Challenge
Each line from the one containing "Generate a Python" through the one containing "from matplotlib.ticker import" is to be retyped exactly, both end lines included, and all other lines left out.

-- START --

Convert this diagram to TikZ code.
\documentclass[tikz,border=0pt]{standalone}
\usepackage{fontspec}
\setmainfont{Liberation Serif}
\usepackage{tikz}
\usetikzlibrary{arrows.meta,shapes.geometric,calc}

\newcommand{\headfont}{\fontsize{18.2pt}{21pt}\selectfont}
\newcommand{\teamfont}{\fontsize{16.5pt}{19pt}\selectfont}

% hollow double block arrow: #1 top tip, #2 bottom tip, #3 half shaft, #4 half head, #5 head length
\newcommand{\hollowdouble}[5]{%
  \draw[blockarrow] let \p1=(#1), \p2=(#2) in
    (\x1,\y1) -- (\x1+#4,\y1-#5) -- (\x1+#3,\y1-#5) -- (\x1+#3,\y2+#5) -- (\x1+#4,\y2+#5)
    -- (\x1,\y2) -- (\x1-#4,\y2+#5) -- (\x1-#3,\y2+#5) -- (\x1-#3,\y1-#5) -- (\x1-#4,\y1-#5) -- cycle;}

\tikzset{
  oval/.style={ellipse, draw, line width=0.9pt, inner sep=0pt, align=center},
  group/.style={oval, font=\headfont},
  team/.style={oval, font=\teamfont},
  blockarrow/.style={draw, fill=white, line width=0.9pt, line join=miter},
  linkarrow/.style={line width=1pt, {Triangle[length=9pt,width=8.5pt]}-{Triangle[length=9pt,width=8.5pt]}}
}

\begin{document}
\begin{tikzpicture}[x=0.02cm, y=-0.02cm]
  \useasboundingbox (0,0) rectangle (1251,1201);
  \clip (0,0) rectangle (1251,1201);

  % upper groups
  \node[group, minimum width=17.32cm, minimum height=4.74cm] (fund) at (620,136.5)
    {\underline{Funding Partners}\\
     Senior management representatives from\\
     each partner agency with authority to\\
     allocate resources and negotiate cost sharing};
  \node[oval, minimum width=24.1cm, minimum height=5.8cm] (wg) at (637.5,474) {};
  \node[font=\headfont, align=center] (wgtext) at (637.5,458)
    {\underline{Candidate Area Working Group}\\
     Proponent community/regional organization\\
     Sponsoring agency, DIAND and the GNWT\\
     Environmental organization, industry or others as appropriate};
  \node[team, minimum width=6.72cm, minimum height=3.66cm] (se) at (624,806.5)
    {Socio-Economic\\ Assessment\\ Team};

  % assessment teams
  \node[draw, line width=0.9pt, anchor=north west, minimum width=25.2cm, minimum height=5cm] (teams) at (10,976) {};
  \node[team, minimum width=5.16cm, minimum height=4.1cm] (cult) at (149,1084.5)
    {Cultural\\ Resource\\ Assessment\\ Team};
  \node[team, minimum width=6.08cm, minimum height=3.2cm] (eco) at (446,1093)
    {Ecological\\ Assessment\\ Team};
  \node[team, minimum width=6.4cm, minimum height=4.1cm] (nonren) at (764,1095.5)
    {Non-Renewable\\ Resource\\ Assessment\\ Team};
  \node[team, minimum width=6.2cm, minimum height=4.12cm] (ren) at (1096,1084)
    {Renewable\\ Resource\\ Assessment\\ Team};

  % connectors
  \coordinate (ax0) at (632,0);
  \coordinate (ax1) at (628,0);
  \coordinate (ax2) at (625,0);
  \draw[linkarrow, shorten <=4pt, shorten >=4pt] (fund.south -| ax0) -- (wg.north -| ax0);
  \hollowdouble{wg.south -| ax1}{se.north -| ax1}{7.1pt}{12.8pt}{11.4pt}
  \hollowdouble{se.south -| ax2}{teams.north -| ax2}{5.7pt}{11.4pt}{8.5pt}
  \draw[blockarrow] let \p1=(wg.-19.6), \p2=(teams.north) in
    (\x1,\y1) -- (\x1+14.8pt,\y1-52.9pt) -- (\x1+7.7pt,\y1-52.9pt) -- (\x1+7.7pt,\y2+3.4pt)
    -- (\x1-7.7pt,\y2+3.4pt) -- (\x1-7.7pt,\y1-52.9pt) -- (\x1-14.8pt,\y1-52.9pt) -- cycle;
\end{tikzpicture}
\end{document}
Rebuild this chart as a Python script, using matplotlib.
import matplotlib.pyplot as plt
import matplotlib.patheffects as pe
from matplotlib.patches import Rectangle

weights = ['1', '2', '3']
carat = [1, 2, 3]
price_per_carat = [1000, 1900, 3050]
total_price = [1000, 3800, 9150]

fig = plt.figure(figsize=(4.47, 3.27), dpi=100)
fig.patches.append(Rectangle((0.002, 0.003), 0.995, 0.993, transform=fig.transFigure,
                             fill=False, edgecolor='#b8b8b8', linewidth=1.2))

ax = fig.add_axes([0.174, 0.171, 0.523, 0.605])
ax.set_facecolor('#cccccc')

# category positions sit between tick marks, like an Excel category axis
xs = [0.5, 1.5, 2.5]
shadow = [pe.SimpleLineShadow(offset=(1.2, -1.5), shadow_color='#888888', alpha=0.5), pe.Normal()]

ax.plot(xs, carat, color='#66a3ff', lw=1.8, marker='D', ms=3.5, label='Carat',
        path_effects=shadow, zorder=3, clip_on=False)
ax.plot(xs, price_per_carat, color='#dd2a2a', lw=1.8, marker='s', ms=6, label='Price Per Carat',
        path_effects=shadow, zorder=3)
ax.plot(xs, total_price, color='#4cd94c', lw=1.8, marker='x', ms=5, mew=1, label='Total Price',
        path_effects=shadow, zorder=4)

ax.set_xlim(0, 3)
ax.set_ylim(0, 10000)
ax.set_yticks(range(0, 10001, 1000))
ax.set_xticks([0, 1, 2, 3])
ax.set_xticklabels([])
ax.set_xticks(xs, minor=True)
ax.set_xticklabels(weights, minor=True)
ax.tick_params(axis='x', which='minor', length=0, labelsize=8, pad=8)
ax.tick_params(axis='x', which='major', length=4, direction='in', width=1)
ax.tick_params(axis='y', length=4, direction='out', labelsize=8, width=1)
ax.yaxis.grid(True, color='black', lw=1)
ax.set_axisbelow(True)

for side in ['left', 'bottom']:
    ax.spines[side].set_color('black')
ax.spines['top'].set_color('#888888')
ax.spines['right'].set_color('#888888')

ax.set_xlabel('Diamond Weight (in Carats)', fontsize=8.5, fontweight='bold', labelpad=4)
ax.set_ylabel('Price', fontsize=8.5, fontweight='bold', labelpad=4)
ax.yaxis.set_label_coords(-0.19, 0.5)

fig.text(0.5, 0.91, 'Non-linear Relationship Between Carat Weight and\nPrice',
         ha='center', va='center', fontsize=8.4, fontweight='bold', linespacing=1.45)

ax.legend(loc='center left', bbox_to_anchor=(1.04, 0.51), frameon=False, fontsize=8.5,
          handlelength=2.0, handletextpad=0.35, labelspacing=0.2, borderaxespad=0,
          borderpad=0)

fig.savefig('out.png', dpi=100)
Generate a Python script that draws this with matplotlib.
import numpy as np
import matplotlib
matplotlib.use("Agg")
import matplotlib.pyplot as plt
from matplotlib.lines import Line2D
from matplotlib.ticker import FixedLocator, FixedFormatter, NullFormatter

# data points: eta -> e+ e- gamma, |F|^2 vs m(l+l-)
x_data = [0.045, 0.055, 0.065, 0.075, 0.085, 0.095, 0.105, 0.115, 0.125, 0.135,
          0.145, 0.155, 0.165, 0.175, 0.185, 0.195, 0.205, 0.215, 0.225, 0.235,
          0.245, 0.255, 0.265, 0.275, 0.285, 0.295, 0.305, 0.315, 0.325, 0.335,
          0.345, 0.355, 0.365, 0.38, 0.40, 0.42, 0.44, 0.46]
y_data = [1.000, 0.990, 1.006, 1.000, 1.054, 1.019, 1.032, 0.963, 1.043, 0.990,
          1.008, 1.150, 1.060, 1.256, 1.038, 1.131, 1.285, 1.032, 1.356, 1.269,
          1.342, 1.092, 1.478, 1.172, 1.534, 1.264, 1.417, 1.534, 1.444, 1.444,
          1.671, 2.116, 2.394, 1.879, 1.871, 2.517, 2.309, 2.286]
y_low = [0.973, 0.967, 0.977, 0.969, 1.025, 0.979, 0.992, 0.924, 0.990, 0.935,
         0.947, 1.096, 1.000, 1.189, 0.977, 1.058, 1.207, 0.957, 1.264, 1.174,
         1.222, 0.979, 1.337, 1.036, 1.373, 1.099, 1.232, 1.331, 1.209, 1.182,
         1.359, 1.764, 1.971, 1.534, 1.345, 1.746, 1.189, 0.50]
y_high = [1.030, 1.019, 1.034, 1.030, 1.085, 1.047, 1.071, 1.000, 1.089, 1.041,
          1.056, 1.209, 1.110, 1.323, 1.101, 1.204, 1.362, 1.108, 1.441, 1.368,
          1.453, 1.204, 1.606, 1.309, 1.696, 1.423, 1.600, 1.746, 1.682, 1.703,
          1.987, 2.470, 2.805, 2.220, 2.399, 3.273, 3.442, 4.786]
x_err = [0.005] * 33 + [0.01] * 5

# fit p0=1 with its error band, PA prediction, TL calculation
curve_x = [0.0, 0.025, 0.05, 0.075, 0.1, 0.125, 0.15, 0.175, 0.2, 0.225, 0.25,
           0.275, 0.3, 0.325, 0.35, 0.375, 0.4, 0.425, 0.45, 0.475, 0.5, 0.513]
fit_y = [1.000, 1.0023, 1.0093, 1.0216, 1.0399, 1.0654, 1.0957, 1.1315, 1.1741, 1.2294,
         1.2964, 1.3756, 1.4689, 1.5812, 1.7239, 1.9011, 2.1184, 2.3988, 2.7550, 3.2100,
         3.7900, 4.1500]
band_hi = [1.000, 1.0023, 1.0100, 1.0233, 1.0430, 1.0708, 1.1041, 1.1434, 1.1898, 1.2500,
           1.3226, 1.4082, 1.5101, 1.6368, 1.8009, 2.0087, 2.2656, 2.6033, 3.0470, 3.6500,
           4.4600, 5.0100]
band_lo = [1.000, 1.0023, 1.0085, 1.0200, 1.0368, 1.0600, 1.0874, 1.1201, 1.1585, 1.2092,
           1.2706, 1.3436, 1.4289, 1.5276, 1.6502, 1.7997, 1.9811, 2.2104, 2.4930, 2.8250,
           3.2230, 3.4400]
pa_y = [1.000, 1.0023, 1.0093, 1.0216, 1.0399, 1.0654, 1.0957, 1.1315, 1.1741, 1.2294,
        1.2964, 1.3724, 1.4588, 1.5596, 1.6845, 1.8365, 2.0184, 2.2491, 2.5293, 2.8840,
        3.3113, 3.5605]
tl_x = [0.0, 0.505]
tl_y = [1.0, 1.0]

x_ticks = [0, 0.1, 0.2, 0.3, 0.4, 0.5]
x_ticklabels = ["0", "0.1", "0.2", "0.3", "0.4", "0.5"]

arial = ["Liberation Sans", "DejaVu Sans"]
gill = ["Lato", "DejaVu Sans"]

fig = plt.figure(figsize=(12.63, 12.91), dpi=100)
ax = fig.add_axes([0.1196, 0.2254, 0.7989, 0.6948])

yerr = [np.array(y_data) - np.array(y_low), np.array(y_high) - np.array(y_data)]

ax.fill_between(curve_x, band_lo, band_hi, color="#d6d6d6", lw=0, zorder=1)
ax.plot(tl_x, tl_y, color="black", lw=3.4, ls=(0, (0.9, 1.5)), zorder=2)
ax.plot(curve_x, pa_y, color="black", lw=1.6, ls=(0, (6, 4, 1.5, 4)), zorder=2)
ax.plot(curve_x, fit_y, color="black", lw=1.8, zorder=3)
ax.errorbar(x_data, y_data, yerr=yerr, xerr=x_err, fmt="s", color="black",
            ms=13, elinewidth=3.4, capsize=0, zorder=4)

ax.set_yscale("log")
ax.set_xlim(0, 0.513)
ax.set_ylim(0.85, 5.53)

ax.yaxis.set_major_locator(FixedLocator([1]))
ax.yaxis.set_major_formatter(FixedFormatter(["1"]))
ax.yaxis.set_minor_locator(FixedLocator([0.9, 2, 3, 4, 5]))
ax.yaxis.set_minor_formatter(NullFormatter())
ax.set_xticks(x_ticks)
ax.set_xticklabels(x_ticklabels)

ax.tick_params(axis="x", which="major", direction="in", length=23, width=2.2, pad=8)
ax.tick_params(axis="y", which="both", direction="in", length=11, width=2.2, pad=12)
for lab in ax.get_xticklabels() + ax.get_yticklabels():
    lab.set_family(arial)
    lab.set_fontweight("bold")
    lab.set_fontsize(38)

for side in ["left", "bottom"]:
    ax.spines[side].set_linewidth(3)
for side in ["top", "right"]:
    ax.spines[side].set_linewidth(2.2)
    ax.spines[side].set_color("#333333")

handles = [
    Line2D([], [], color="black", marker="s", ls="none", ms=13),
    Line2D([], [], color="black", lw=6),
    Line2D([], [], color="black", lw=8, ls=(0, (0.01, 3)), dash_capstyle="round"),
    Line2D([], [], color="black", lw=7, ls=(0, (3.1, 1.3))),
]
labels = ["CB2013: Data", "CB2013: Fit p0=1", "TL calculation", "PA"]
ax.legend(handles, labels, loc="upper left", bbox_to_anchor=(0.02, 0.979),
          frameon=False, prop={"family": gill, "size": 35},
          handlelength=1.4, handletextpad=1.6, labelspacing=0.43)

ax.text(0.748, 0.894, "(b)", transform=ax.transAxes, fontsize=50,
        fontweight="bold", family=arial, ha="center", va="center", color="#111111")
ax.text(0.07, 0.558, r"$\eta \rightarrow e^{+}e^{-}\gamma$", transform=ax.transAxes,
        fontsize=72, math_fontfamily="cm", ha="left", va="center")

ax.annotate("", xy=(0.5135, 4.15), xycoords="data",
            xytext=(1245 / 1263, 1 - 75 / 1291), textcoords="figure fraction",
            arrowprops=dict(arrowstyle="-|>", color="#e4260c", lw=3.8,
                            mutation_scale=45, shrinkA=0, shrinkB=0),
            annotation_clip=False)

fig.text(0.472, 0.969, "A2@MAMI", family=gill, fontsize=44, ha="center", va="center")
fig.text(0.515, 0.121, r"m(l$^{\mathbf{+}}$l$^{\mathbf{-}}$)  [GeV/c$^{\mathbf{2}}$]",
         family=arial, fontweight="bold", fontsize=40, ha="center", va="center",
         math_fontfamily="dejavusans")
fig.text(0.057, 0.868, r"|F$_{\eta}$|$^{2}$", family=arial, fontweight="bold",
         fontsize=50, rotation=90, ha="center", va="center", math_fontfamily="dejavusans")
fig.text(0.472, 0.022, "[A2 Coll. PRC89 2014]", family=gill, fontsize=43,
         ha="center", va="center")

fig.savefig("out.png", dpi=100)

-- END --

Task response
Generate a Python script that draws this with matplotlib.
import numpy as np
import matplotlib
matplotlib.use("Agg")
import matplotlib.pyplot as plt
from matplotlib.lines import Line2D
from matplotlib.ticker import FixedLocator, FixedFormatter, NullFormatter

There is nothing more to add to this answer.